With another Ontario franchise on the horizon, there’s no doubt that league officials and those with the new Waterloo team will look towards the River Lions for inspiration. After launching the team last summer, this franchise has done everything right; impressive team media, fantastic community engagement, business sponsorships, impressive gate receipts, and marketable players have made Niagara a flagship NBLC market. Richard Petko and co. have been incredibly visible during the season, making even the casual fan feel their involvement. While second seasons are always a tough slog for new franchises, the River Lions are set to thrive in 2016/17.

5. Moncton’s Ownership

Speaking of franchises, this was a crucial year for the Moncton Miracles. Entering another season under league ownership, fans of the club were eager to find another group willing to keep the NBLC original in the Moncton Coliseum. Commissioner David Magley found that local ownership near the end of the moderately successful season on the court, where the fast and exciting play of Paul Mokeski’s version of the Miracles helped contribute to a banner year for the franchise.

6. London's Playoff Run

When an undersized London Lightning stumbled through April on their way to first seed in the Central, there were many doubters. How could the Bolts, who lost big men Nick Evans and Chad Posthumus, handle playoff basketball with either Akeem Wright or Stephen Maxwell, both 6’7”, having to man the front court? Well, size didn’t matter for Kyle Julius, who got the most out of his key contributors down the stretch. With ”The Akeems” of Akeem Scott and Wright posting incredible numbers through the first two series, nothing else seemed to matter. Scott’s drives to the rim made him an instant fan favourite, even though he had only joined the team a month before their playoff run. Other heroic performances by veteran Garrett Williamson and rookie Maxwell etched their names in the Lightning’s history book alongside NBLC greats like Tim Ellis and Gabe Freeman, despite the fact they fell short in the final game of the season.

7. Logan Stutz

The Niagara River Lions were blessed in their inaugural season with a level of individual impact that we haven’t seen in the NBLC for a number of years. 2015/16 MVP Logan Stutz exploded out of the gate for the River Lions, averaging an incredibly even 22ppg through the month of January on a team that failed to win many games during that span. While his point production was impressive enough, the London Lightning camp invitee was also nearly perfect on the boards, averaging nine rebounds per contest throughout the season. While his numbers dropped near the end of the campaign, there is no doubting how valuable he was to a struggling team — and how much more impressive his numbers are considering that.
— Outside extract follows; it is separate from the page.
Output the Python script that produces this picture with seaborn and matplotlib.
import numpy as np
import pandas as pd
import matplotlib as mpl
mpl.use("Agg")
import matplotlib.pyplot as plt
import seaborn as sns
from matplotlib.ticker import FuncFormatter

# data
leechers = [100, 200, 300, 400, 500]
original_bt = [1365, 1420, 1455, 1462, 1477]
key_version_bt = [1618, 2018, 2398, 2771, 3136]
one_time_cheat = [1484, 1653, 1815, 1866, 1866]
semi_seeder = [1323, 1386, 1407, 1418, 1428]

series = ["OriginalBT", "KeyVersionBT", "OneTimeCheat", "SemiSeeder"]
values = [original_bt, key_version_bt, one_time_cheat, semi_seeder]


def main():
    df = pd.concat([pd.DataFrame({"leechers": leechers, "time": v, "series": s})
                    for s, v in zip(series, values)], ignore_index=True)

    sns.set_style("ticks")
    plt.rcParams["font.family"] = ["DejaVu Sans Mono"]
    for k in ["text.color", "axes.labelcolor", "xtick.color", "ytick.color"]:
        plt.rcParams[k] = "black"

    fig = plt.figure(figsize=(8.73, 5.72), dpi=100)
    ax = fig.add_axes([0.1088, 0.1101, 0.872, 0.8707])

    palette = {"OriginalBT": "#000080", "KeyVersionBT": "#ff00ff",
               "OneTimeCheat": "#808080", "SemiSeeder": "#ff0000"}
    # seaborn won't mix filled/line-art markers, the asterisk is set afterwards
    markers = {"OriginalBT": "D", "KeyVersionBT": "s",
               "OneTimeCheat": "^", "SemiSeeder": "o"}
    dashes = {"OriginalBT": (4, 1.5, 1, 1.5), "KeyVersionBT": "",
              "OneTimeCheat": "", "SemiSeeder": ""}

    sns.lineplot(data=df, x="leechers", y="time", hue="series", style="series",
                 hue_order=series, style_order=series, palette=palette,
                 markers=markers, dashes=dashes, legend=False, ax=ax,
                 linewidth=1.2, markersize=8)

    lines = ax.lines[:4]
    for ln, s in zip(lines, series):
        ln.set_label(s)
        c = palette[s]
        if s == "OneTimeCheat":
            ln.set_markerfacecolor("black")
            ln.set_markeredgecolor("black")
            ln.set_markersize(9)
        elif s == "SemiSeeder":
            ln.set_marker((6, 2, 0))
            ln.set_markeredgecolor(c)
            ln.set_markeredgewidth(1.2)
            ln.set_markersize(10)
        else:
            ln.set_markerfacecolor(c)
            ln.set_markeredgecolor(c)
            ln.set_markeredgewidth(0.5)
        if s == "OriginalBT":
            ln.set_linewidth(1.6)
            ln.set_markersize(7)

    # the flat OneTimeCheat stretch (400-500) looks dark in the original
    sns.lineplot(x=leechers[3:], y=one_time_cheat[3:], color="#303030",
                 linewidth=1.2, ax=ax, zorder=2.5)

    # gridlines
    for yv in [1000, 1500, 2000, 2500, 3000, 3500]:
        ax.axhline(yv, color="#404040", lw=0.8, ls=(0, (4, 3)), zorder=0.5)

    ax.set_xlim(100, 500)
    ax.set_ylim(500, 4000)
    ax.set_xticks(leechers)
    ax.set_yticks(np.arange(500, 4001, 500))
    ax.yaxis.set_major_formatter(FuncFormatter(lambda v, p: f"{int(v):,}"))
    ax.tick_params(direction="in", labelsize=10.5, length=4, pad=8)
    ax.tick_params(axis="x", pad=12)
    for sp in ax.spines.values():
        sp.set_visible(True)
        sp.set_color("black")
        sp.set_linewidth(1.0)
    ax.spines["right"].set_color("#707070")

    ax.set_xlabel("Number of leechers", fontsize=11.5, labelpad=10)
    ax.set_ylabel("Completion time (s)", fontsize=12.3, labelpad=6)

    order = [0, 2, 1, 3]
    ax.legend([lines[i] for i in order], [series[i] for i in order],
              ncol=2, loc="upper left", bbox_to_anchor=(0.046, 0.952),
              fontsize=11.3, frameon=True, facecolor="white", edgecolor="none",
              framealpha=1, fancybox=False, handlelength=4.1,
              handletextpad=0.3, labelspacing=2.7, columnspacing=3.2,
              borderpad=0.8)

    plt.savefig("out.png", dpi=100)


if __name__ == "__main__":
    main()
8. Saint John’s Veteran Experiment

With arguably the most experienced lineup in NBL Canada history, it looked as if Saint John would be a lock for their first NBLC Finals appearance when the season started in December. Gabe Freeman, Al Stewart, and Anthony Anderson offered a “big three” reputation while bringing MVP awards and extensive NBLC experience with them. The decision to go to veteran talent was seen as an experiment by Rob Spon and the Mill Rats — considering how the level of play in the league has increased year-over-year. Despite a disastrous end to the season, the Mill Rats were always considered one of the top teams in the league, proving that veteran leadership can take you places in the NBLC.